You can select several aggregates in the same query. A common pattern is the "summary row" that shows totals, averages, and counts for each group simultaneously.

// Revenue summary per product category
// Returns Object[] { category, totalRevenue, avgRevenue, orderCount }
List<Object[]> summary = em.createQuery(
        "SELECT p.category, " +
        "       SUM(oi.quantity * oi.unitPrice), " +
        "       AVG(oi.unitPrice), " +
        "       COUNT(oi) " +
        "FROM OrderItem oi " +
        "JOIN oi.product p " +
        "GROUP BY p.category " +
        "HAVING SUM(oi.quantity * oi.unitPrice) > 1000.0 " +
        "ORDER BY SUM(oi.quantity * oi.unitPrice) DESC",
        Object[].class)
    .getResultList();

Using DTO Projections with Aggregates

Casting Object[] arrays is error-prone. JPQL supports a NEW constructor expression that packages each row into a typed DTO directly in the query, avoiding manual casting entirely.

// DTO record — Java 16+
public record CategorySummary(
    String category,
    Double totalRevenue,
    Double avgPrice,
    Long itemCount
) {}

// Query with constructor expression
List<CategorySummary> results = em.createQuery(
        "SELECT NEW com.example.dto.CategorySummary(" +
        "    p.category, " +
        "    SUM(oi.quantity * oi.unitPrice), " +
        "    AVG(oi.unitPrice), " +
        "    COUNT(oi)" +
        ") " +
        "FROM OrderItem oi JOIN oi.product p " +
        "GROUP BY p.category",
        CategorySummary.class)
    .getResultList();

The fully-qualified class name is required in the query string. The matching constructor must exist. This pattern is preferred for any aggregate result exposed beyond the repository layer — it gives callers a stable, named type instead of a positional array.

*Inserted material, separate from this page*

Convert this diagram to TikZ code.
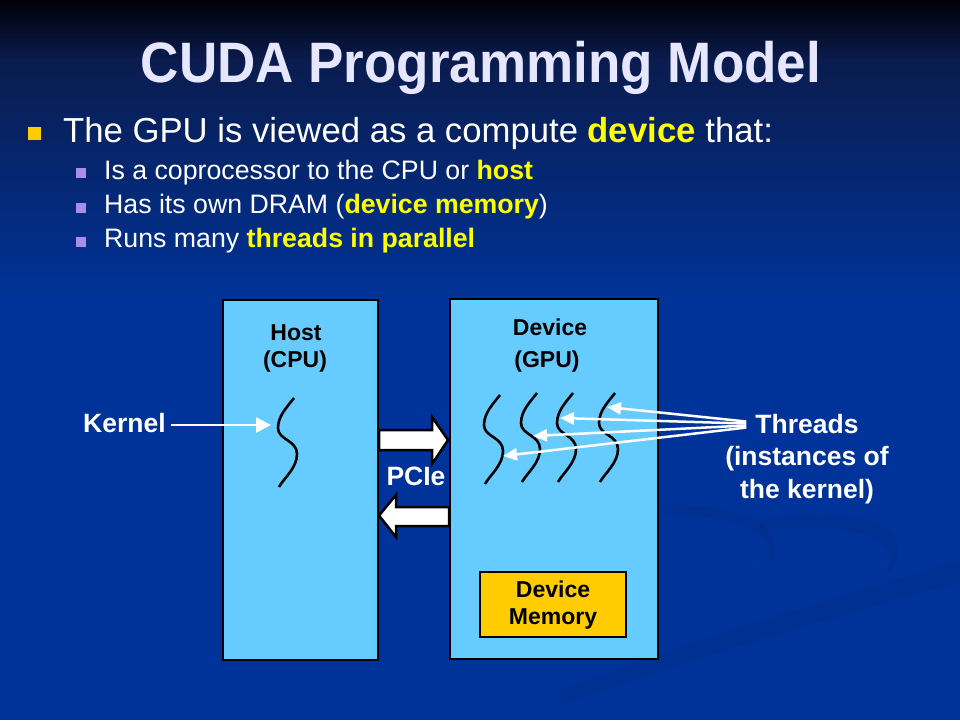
\documentclass[tikz,border=0pt]{standalone}
\usepackage{fontspec}
\setmainfont{Liberation Sans}
\usetikzlibrary{arrows.meta}
\definecolor{boxblue}{HTML}{66CCFF}
\definecolor{memyellow}{HTML}{FFCC00}
\definecolor{titlecol}{HTML}{E6E6FF}
\definecolor{hl}{HTML}{FFFF00}
\definecolor{subbul}{HTML}{A88EE6}
\definecolor{bgtop}{HTML}{000008}
\definecolor{bgmid}{HTML}{0A1C4E}
\definecolor{bgbot}{HTML}{003399}
\begin{document}
\begin{tikzpicture}[x=1pt,y=-1pt,
  txt/.style={inner sep=0pt, anchor=base west},
  ctxt/.style={inner sep=0pt, anchor=base},
  bigfont/.style={font=\fontsize{34.7}{40}\selectfont},
  subfont/.style={font=\fontsize{26.7}{32}\selectfont},
  lblfont/.style={font=\bfseries\fontsize{26.5}{32}\selectfont, text=white},
  boxfont/.style={font=\bfseries\fontsize{23}{28}\selectfont, text=black},
  bigbox/.style={draw=black, fill=boxblue, line width=2.5pt, inner sep=0pt},
  membox/.style={draw=black, fill=memyellow, line width=2pt, inner sep=0pt},
  bulA/.style={fill=memyellow, inner sep=0pt, minimum size=13pt},
  bulB/.style={fill=subbul, inner sep=0pt, minimum size=10pt},
  threadline/.style={draw=black, line width=2.6pt},
  whitearrow/.style={draw=white, line width=2.5pt, -{Triangle[length=15pt,width=15pt]}},
  fanarrow/.style={draw=white, line width=2.5pt, -{Triangle[length=14pt,width=12pt]}},
  blockarrow/.style={fill=white, draw=black, line width=2.5pt, line join=miter},
  swoosh/.style={fill=black, opacity=0.05},
  thread/.pic={\draw[threadline] (0,0) .. controls (-7,9) and (-16,18) .. (-16,30)
      .. controls (-16,42) and (3,42) .. (3,56)
      .. controls (3,70) and (-10,80) .. (-15,89);}
]
\useasboundingbox (0,0) rectangle (960,720);
% background
\shade[top color=bgtop, bottom color=bgmid] (0,0) rectangle (960,61);
\shade[top color=bgmid, bottom color=bgbot] (0,60) rectangle (960,301);
\fill[bgbot] (0,300) rectangle (960,720);
\fill[swoosh] (560,690) .. controls (720,630) and (860,590) .. (960,560) -- (960,582) .. controls (860,610) and (720,650) .. (560,705) -- cycle;
\fill[swoosh] (660,505) .. controls (760,500) and (800,540) .. (760,575) .. controls (790,540) and (750,515) .. (660,515) -- cycle;
\fill[swoosh] (760,520) .. controls (880,500) and (930,540) .. (880,580) .. controls (910,545) and (870,520) .. (760,530) -- cycle;

% title
\node[ctxt, text=titlecol, font=\bfseries\fontsize{57}{64}\selectfont] (title) at (481,82) {\scalebox{0.93}[1]{CUDA Programming Model}};

% bullets
\node[bulA] (b0) at (34.5,133.5) {};
\node[txt, bigfont, text=white] (l0) at (63,142) {The GPU is viewed as a compute \textbf{\color{hl}device} that:};
\node[bulB] (b1) at (81,173) {};
\node[txt, subfont, text=white] (l1) at (104,179) {Is a coprocessor to the CPU or \textbf{\color{hl}host}};
\node[bulB] (b2) at (81,207.5) {};
\node[txt, subfont, text=white] (l2) at (104,213) {Has its own DRAM (\textbf{\color{hl}device memory})};
\node[bulB] (b3) at (81,242) {};
\node[txt, subfont, text=white] (l3) at (104,247) {Runs many \textbf{\color{hl}threads in parallel}};

% boxes
\node[bigbox, minimum width=155pt, minimum height=360pt] (host) at (300.5,480) {};
\node[bigbox, minimum width=208pt, minimum height=360pt] (dev) at (554,479) {};
\node[membox, minimum width=146pt, minimum height=65pt] (mem) at (553,604.5) {};

\node[ctxt, boxfont] (hostl1) at (296,340) {Host};
\node[ctxt, boxfont] (hostl2) at (295,367) {(CPU)};
\node[ctxt, boxfont] (devl1) at (550,335) {Device};
\node[ctxt, boxfont] (devl2) at (547,367) {(GPU)};
\node[ctxt, boxfont] (meml1) at (553,597) {Device};
\node[ctxt, boxfont] (meml2) at (553,624) {Memory};

% threads
\pic at (294,398) {thread};
\pic at (500,395) {thread};
\pic at (537,393) {thread};
\pic at (573,393) {thread};
\pic at (615,393) {thread};

% PCIe block arrows
\draw[blockarrow] (379,430) -- (432,430) -- (432,417) -- (448,440) -- (432,464) -- (432,450) -- (379,450) -- cycle;
\draw[blockarrow] (449,507) -- (396,507) -- (396,495) -- (379,515.5) -- (396,537) -- (396,526) -- (449,526) -- cycle;
\node[ctxt, lblfont] (pcie) at (416,485) {PCIe};

% Kernel label and arrow
\node[txt, lblfont] (kernel) at (83,432) {Kernel};
\coordinate (kt) at (271,425);
\draw[whitearrow] ([xshift=5pt]kernel.east |- kt) -- (kt);

% Threads label and arrows
\node[ctxt, lblfont] (thr1) at (807,433) {Threads};
\node[ctxt, lblfont] (thr2) at (807,465) {(instances of};
\node[ctxt, lblfont] (thr3) at (807,498) {the kernel)};
\coordinate (f4) at ([xshift=-9pt,yshift=2pt]thr1.west);
\coordinate (f3) at ([xshift=-9pt,yshift=0pt]thr1.west);
\coordinate (f2) at ([xshift=-9pt,yshift=-2pt]thr1.west);
\coordinate (f1) at ([xshift=-9pt,yshift=-4pt]thr1.west);
\coordinate (t4) at (607,407);
\coordinate (t3) at (560,418);
\coordinate (t2) at (533,436);
\coordinate (t1) at (503,456);
\draw[fanarrow] (f4) -- (t4);
\draw[fanarrow] (f3) -- (t3);
\draw[fanarrow] (f2) -- (t2);
\draw[fanarrow] (f1) -- (t1);
\end{tikzpicture}
\end{document}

COUNT(e) vs COUNT(e.id) vs COUNT(*)

JPQL does not support COUNT(*). Use COUNT(e) (the entity alias) as the idiomatic equivalent; Hibernate translates it to COUNT(id) automatically. COUNT(e.id) is equivalent and slightly more explicit. Use COUNT(DISTINCT e.someField) when you need to count unique values of a non-PK attribute.

NULL Handling in Aggregates

Like SQL, JPQL aggregates ignore NULL values silently. SUM over an all-null column returns NULL (not zero), and COUNT(field) skips nulls while COUNT(entity) counts every row regardless. Forgetting this causes silent wrong answers in dashboards.

SUM can return null. If no rows match the WHERE clause, SUM (and AVG) return null, not zero. Always use Optional or a null check when storing the result, or use COALESCE(SUM(x), 0) in the query to guarantee a non-null return value.

Performance Considerations

Aggregate queries execute entirely inside the database engine — no entities are loaded into the JPA first-level cache, no lazy associations are triggered, and no hydration overhead occurs. This makes them dramatically faster than loading entities and summing in Java code. A few production guidelines:

Index the GROUP BY columns. If you group by customer_id or category frequently, those columns should be indexed. Check the query plan with EXPLAIN.
Avoid grouping by non-key entity paths if you can use the FK column — grouping by o.customer may generate a join where o.customer.id does not.
Use HAVING sparingly on large tables — the database must build all groups before filtering. A covering index or a pre-filtered subquery can help when the HAVING filter is selective.
Paginate aggregate results — even grouped queries can return thousands of rows in large systems. Apply setMaxResults / setFirstResult as you would for any result list.

Summary

JPQL's five aggregate functions — COUNT, SUM, AVG, MIN, MAX — work exactly as in SQL but operate on entity paths. GROUP BY partitions the result into buckets; HAVING filters those buckets on aggregate conditions. Prefer typed DTO constructor expressions over raw Object[], guard against null from SUM/AVG, and let the database do the arithmetic — it is always faster than loading entities into memory and aggregating in Java.